Mindfullness: A Community for Eating Disorders Recovery

January 2010 Archive

Shame on Whole Foods

01.28.10

How disappointing.

Whole Foods just offered employees a new incentive program attempting to reward employees for good health and subsequently cut health care costs. For employees who do not smoke, have lower blood pressure, and lower BMI Whole Foods will offer a 30% discount as opposed to the 20% discount employees typically receive.

What’s wrong with this picture?????

A lower BMI DOES NOT EQUATE WITH HEALTH. There is no indicator that a lower BMI means better health.  People should not be rewarded (or punished) for being a certain size.  Furthermore, this employee incentive program falsely pushes propaganda that discriminates against a healthy size and colludes with discrimination against those who are overweight.

To learn more about health at every size and size discrimination, visit http://haescommunity.org/.

What is in your coping toolbox?

01.25.10

A common theme with any type of eating disorder, disordered eating or body image difficulty is using food as a way of coping (stuffing down the feelings) or NOT coping (numbing the feelings). While embarking on the journey of recovery an important skill is learning to delay the disordered eating and using new techniques to better address feelings. Feelings never disappear–as much as we may occasionally want them to! When we do not address them they find ways to pop up, often in unhealthy and disturbing forms.

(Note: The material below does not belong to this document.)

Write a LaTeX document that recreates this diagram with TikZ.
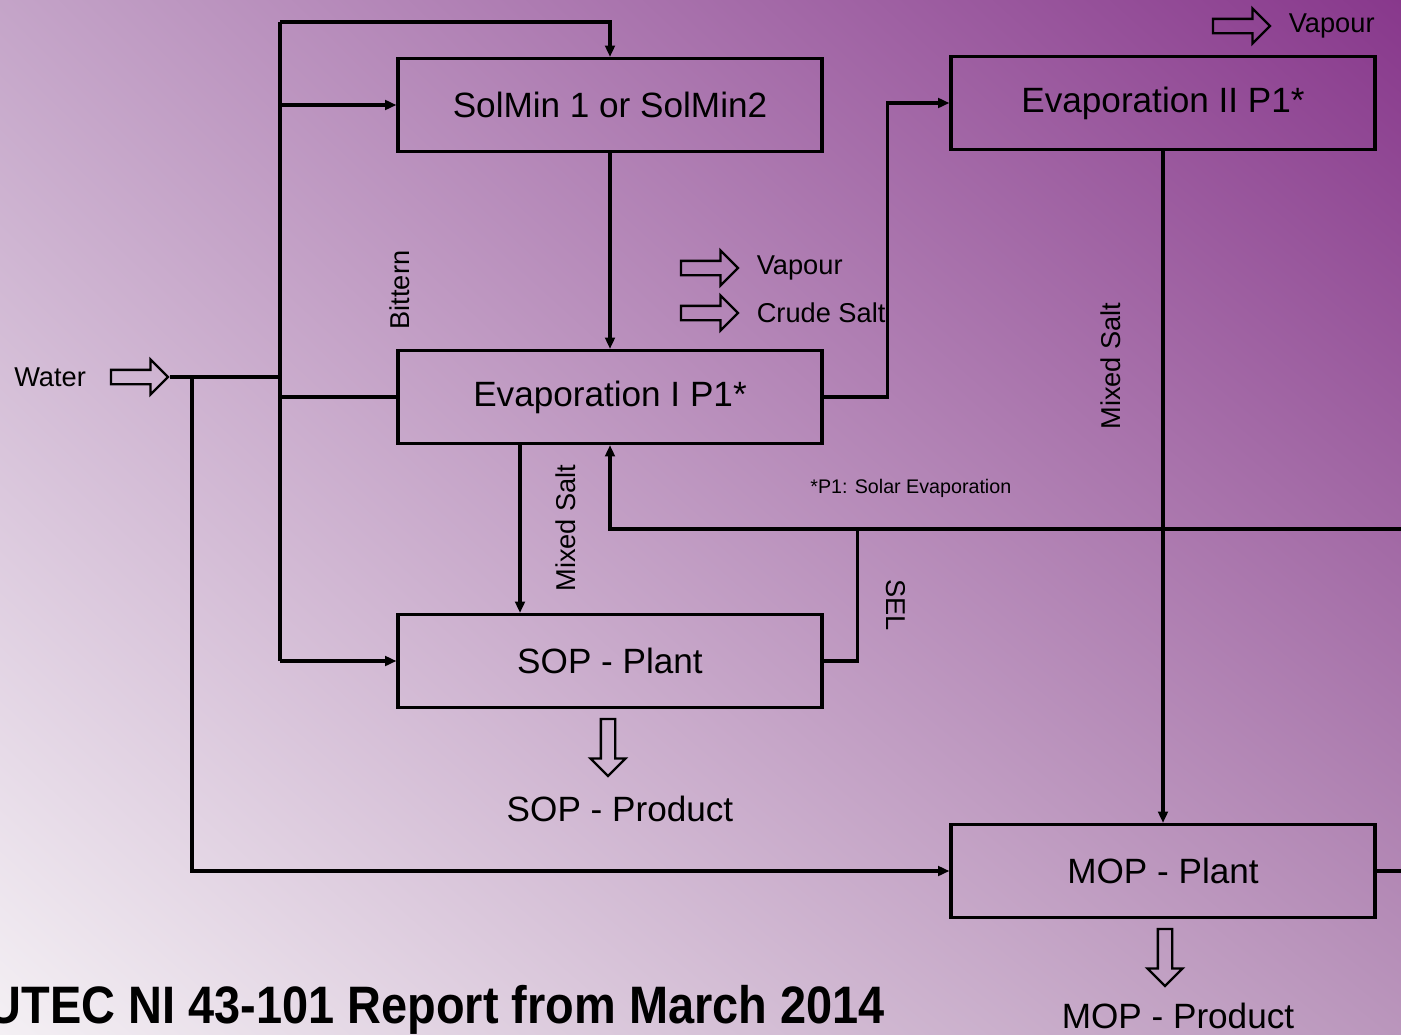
\documentclass[tikz,border=0pt]{standalone}
\usepackage{fontspec}
\setmainfont{Liberation Sans}
\usetikzlibrary{arrows.meta, positioning, calc, shapes.arrows, shadings}

\definecolor{bgpale}{RGB}{244,240,244}
\definecolor{bgmidA}{RGB}{196,164,200}
\definecolor{bgmidB}{RGB}{186,150,188}
\definecolor{bgdeep}{RGB}{136,56,140}

\begin{document}
\begin{tikzpicture}[
    x=0.02cm, y=-0.02cm,
    >={Triangle[length=6.5pt, width=5.5pt]},
    box/.style={
        draw,
        line width=1.8pt,
        minimum width=8.48cm,
        minimum height=1.86cm,
        align=center,
        font=\fontsize{20}{24}\selectfont
    },
    flow/.style={line width=1.9pt, ->},
    pipe/.style={line width=1.9pt},
    outarr/.style={
        draw,
        line width=1.3pt,
        single arrow,
        minimum height=1.14cm,
        inner xsep=0pt,
        inner ysep=0.12cm,
        single arrow head extend=0.21cm,
        single arrow tip angle=90
    },
    lab/.style={font=\fontsize{15.5}{18}\selectfont, inner sep=1pt},
    prod/.style={font=\fontsize{20}{24}\selectfont, inner sep=1pt}
]

% ---------------- Background ----------------
\clip (0,0) rectangle (1401,1035);
\shade[upper left=bgmidA, upper right=bgdeep, lower left=bgpale, lower right=bgmidB]
    (0,0) rectangle (1401,1035);

% ---------------- Nodes ----------------
\node[box] (solmin) at (610, 105) {SolMin 1 or SolMin2};
\node[box] (evap2)  at (1163,103) {Evaporation II P1*};
\node[box] (evap1)  at (610, 397) {\raisebox{-3pt}{Evaporation I P1*}};
\node[box] (sop)    at (610, 661) {SOP - Plant};
\node[box] (mop)    at (1163,871) {MOP - Plant};

\node[lab, anchor=east] (water) at (88,377) {Water};
\node[outarr] (waterarr) at (136,377) {};

\node[outarr] (vaparr)   at (706,268) {};
\node[lab, right=0.3cm of vaparr] (vapour) {Vapour};
\node[outarr] (saltarr)  at (706,313) {};
\node[lab, right=0.3cm of saltarr] (crude) {Crude Salt};
\node[outarr] (vaparr2)  at (1238,26) {};
\node[lab, right=0.3cm of vaparr2] (vapour2) {Vapour};

\node[outarr, rotate=-90] (soparr) at (608,744) {};
\node[prod] (sopprod) at (620,809) {SOP - Product};
\node[outarr, rotate=-90] (moparr) at (1165,954) {};
\node[prod] (mopprod) at (1178,1016) {MOP - Product};

\node[lab, rotate=90]  (bittern) at (400,290) {Bittern};
\node[lab, rotate=90]  (mix1)    at (566,528) {Mixed Salt};
\node[lab, rotate=90]  (mix2)    at (1111,366) {Mixed Salt};
\node[lab, rotate=-90] (sel)     at (896,605) {SEL};
\node[font=\fontsize{11.2}{13}\selectfont, anchor=west, inner sep=0pt] (note) at (810,488)
    {*P1: Solar Evaporation};

\node[font=\bfseries\fontsize{30}{33}\selectfont, xscale=0.89, anchor=base east, inner sep=0pt]
    (report) at (885,1023) {UTEC NI 43-101 Report from March 2014};

\coordinate (split)   at (192,377);
\coordinate (ttop)    at (280,22);
\coordinate (tmid)    at (280,377);
\coordinate (tbot)    at (280,661);
\coordinate (recyc)   at (610,529);
\coordinate (selr)    at (856,529);

% ---------------- Water feed ----------------
\draw[pipe] (waterarr.tip) -- (tmid);
\draw[pipe] (ttop) -- (tbot);
\draw[flow] (ttop) -| (solmin.north);
\draw[flow] (solmin.west -| ttop) -- (solmin.west);
\draw[pipe] (evap1.west -| ttop) -- (evap1.west);
\draw[flow] (tbot) -- (sop.west);
\draw[flow] (split) |- (mop.west);

% ---------------- Process flow ----------------
\draw[flow] (solmin.south) -- (evap1.north);
\draw[flow] (evap1.east) -- ++(64,0) |- (evap2.west);
\draw[flow] ([xshift=-1.8cm]evap1.south) -- ([xshift=-1.8cm]sop.north);
\draw[flow] (evap2.south) -- (mop.north);

% ---------------- Recycle ----------------
\draw[flow] (sop.east) -- ++(34,0) |- (recyc) -- (evap1.south);
\draw[pipe] (mop.east) -- ++(60,0) |- (selr);

\end{tikzpicture}
\end{document}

We have talked about coping skills in previous blog posts, but it is always helpful to add new techniques to your coping skills tool box. Remember, when thinking of ways to help yourself, ask “What can make this situation better?” Or “What can I do to make myself feel better?”

Here are a few ideas, feel free to add your ideas by sharing your mind!

* Knitting

* Playing a favorite playlist on your iPod

* Curling up in a fuzzy blanket

* Taking a hot bath or shower

* Burning a scented candle

* Calling a friend

* JOURNAL JOURNAL JOURNAL

* Reading a favorite book

* Painting or sketching

* Write a letter to your eating disorder

* Reading favorite affirmations or quotes

Hungry? Full?

01.18.10

One of the most important parts of recovery from an eating disorder is learning to eat in response to your body. This means eating when you are hungry and stopping when you feel full. It sounds like a simple concept. However, when you have been eating in response to external stimuli and signals (numbing or soothing feelings, fear or gaining weight, body dissatisfaction) for so long, the concept of feeling hungry and full can quickly feel pretty confusing.

The role of therapy in eating disorder recovery is to provide a new outlet for all those other reasons you have been eating, not eating, or purging. For example, if you binge to alleviate stress or anxiety, therapy provides a safe place to talk about that stress and anxiety while also teaching new ways to cope. Therefore, the need to eat is replaced with new ways of coping. You are then free to listen to your body and respond to its internal signals.

Take a few moments and try to think about what hunger feels like for you. Does your stomach growl? Do you get a slight headache? Do you feel a little dizzy? These are your body’s ways of saying “I need fuel.”

Now, think about what feeling full feels like. The easiest way to describe fullness (and the place when you may want to stop eating) is to think about feeling satisfied. When you feel satisfied, no longer hungry but not uncomfortably stuffed (that Thanksgiving full feeling) it is time to stop eating.

Our bodies are wise. They won’t lead us astray. If we truly listen to what they need and want we will end up at a healthy weight that is right for our very own body. Try listening to your body today, I bet it has a lot to tell you!

Staying in the Moment…One Minute at a Time…

01.11.10

Mindfulness suggests we stay in the present, in the right now. We should refrain from looking back at what has been as well as from looking forward at what may be. One of life’s universal truths is that it just keeps happening. No matter how much we may want to prevent things from happening or control them (or as much as our eating disorder tells us we SHOULD control things) there is no stopping what is to come. Getting lost in the past or worrying over the future does not change our time right now. What can you learn from staying present? What can you gain from living in your right now?